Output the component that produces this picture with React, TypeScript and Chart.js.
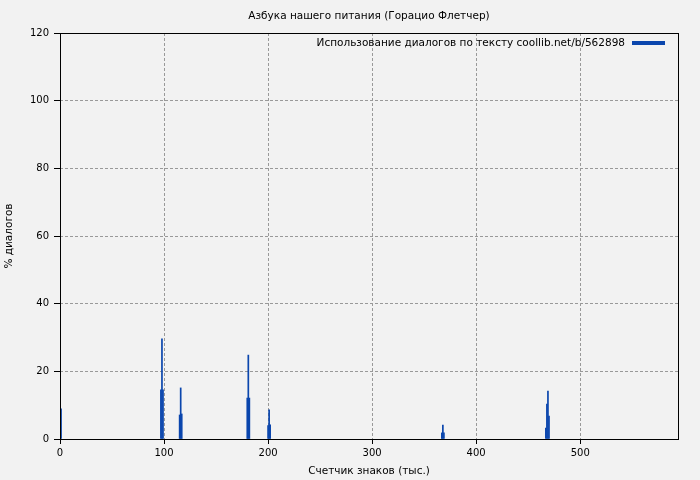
import React, { useEffect, useRef } from "react";
import { Chart, registerables } from "chart.js";

Chart.register(...registerables);

const chartTitle = "Азбука нашего питания (Горацио Флетчер)";
const seriesLabel = "Использование диалогов по тексту coollib.net/b/562898";
const xAxisTitle = "Счетчик знаков (тыс.)";
const yAxisTitle = "% диалогов";

const barX = [1, 97, 98, 99, 115, 116, 117, 180, 181, 182, 200, 201, 202, 367, 368, 369, 467, 468, 469, 470];
const barY = [8.9, 14.5, 29.6, 14.5, 7.1, 15.1, 7.4, 12.1, 24.8, 12.1, 4.0, 8.6, 4.2, 1.8, 4.1, 1.8, 3.2, 10.3, 14.2, 6.8];

const xTicks = [0, 100, 200, 300, 400, 500];
const yTicks = [0, 20, 40, 60, 80, 100, 120];
const xMin = 0;
const xMax = 594;
const yMin = 0;
const yMax = 120;

const BAR_COLOR = "#0b46ad";
const GRID_COLOR = "#999999";
const FONT = "DejaVu Sans";
const LABEL_SIZE = 10.5;

const decorPlugin = {
  id: "decor",
  beforeDraw(chart: any) {
    const ctx = chart.ctx;
    ctx.save();
    ctx.fillStyle = "#f2f2f2";
    ctx.fillRect(0, 0, chart.width, chart.height);
    ctx.restore();
  },
  afterDraw(chart: any) {
    const ctx = chart.ctx;
    const a = chart.chartArea;
    ctx.save();
    ctx.strokeStyle = "#000";
    ctx.lineWidth = 1;
    ctx.setLineDash([]);
    ctx.strokeRect(Math.round(a.left) + 0.5, Math.round(a.top) + 0.5, Math.round(a.right - a.left), Math.round(a.bottom - a.top));
    ctx.fillStyle = "#000";
    ctx.font = `${LABEL_SIZE}px "${FONT}"`;
    ctx.textAlign = "center";
    ctx.textBaseline = "middle";
    ctx.fillText(chartTitle, (a.left + a.right) / 2, 16);
    ctx.textAlign = "right";
    ctx.fillText(seriesLabel, 625, 43);
    ctx.fillStyle = BAR_COLOR;
    ctx.fillRect(632, 41, 33, 4);
    ctx.restore();
  },
};

export default function App() {
  const ref = useRef<HTMLCanvasElement | null>(null);

  useEffect(() => {
    document.body.style.margin = "0";
    if (!ref.current) return;
    const data = barX.map((x, i) => ({ x, y: barY[i] }));
    const chart = new Chart(ref.current, {
      type: "bar",
      data: {
        datasets: [
          {
            label: seriesLabel,
            data,
            backgroundColor: BAR_COLOR,
            borderWidth: 0,
            barPercentage: 1,
            categoryPercentage: 1,
            grouped: false,
          } as any,
        ],
      },
      options: {
        responsive: false,
        animation: false,
        devicePixelRatio: 1,
        layout: { padding: { top: 33, right: 22, left: 0, bottom: 0 } },
        font: { family: FONT, size: 10 },
        plugins: {
          legend: { display: false },
          title: { display: false },
          tooltip: { enabled: false },
        },
        scales: {
          x: {
            type: "linear",
            min: xMin,
            max: xMax,
            offset: false,
            border: { display: false, dash: [3, 2] },
            afterBuildTicks: (scale: any) => {
              scale.ticks = xTicks.map((v) => ({ value: v }));
            },
            afterFit: (scale: any) => {
              scale.height = 41;
            },
            grid: {
              offset: false,
              color: GRID_COLOR,
              lineWidth: 1,
              drawTicks: true,
              tickLength: 5,
              tickColor: "#000",
              tickBorderDash: [],
            } as any,
            ticks: {
              autoSkip: false,
              color: "#000",
              padding: 3,
              maxRotation: 0,
              font: { family: FONT, size: 10 },
            },
            title: {
              display: true,
              text: xAxisTitle,
              color: "#000",
              font: { family: FONT, size: LABEL_SIZE },
              padding: { top: 0, bottom: 2 },
            },
          },
          y: {
            type: "linear",
            min: yMin,
            max: yMax,
            border: { display: false, dash: [3, 2] },
            afterBuildTicks: (scale: any) => {
              scale.ticks = yTicks.map((v) => ({ value: v }));
            },
            afterFit: (scale: any) => {
              scale.width = 60;
            },
            grid: {
              color: GRID_COLOR,
              lineWidth: 1,
              drawTicks: true,
              tickLength: 6,
              tickColor: "#000",
              tickBorderDash: [],
            } as any,
            ticks: {
              color: "#000",
              padding: 5,
              font: { family: FONT, size: 10 },
            },
            title: {
              display: true,
              text: yAxisTitle,
              color: "#000",
              font: { family: FONT, size: LABEL_SIZE },
              padding: { top: 3, bottom: 0 },
            },
          },
        },
      } as any,
      plugins: [decorPlugin],
    });
    return () => chart.destroy();
  }, []);

  return (
    <div style={{ width: 700, height: 480 }}>
      <canvas ref={ref} width={700} height={480} style={{ display: "block" }} />
    </div>
  );
}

● ● ● ●

Extract the lines exactly, please: the first line of the listing, the line with "Chart.register(...registerables);", and every line between them, but no pictures.

Output the component that produces this picture with React, TypeScript and Chart.js.
import React, { useEffect, useRef } from "react";
import { Chart, registerables } from "chart.js";

Chart.register(...registerables);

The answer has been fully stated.